Christine Palmer, now married, was the eldest daughter and graduated from MHS in 1989. Though she did not play basketball, her father attended every tennis match she played.
“He seriously had no clue about tennis,” Palmer said. “There was one particular Saturday where we had snow, and mom and dad were there for the whole time.”
Once exposed to MHS athletics, Mavericks passion consumed him.
“The thing about dad, in terms of Mundelein sports, is that he went to everything as long as he knew someone on the team,” Palmer said. “I can remember him going to football practices and games for Larry Maddock, for Pam Weisner’s brothers, and I believe, for my senior year’s class, just because it was my senior year.”
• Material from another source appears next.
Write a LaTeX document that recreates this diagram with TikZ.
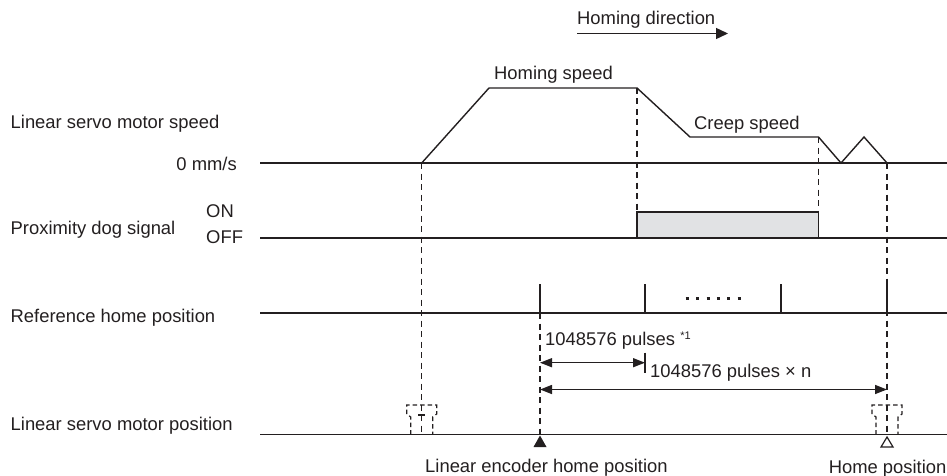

Georgia Chresanthakes graduated in 1992 after being a three-sport athlete (volleyball, basketball and softball). Her father’s enthusiasm continued to blossom.
“I remember during a freshman softball game I was up to bat and I hit a ball that looked like it would be a home run,” Georgia said. “Dad jumped out of his chair and ran the length of the foul line pointing his finger toward the field as if trying to guide the ball to stay fair. It barely curved foul and he turned around and said ‘well hit another one but that way this time.’”
By the time Catherine Case, now married, was at MHS, Chresanthakes was more than a regular at the games.
“I first started coaching girls basketball in 1998-99,” girls varsity basketball coach Brian Evans said. “I came to my first practice and this older gentleman wearing a red ‘Mundelein High School’ cap walks in and unfolds a chair in the corner of the gym. He didn’t say or do anything. He watched and then left when practice was over.”
After making contact, Evans and Chresanthakes quickly became good friends. Evans’ father even started coming to basketball games to sit and talk with Chresanthakes.
Every few Saturdays, Chresanthakes would treat the whole team to breakfast at local restaurants. Once a year, he invited the team to his house to make candy.
“Parents take a beating nowadays for being ‘helicopter parents’ who are overbearing,” said Perry Wilhelm, MHS athletic director. “That family is the model for how to parent a student-athlete. George was very positive with the kids, not intrusive on operations, and he always supported everything a coach decided.”
After Case graduated in 2001, George Chresanthakes continued to attend home basketball games, among other sports.
“He always knew one of the kids, either through their parents or because they lived nearby,” Evans said. “He was a true fan.”
In recent years, as his health deteriorated, Chresanthakes had to leave games early. Evans decided to send Chresanthakes DVDs of those games.
At his funeral, the Chresanthakes family asked that in lieu of flowers donations be made to the MHS Athletic Department for girls athletics.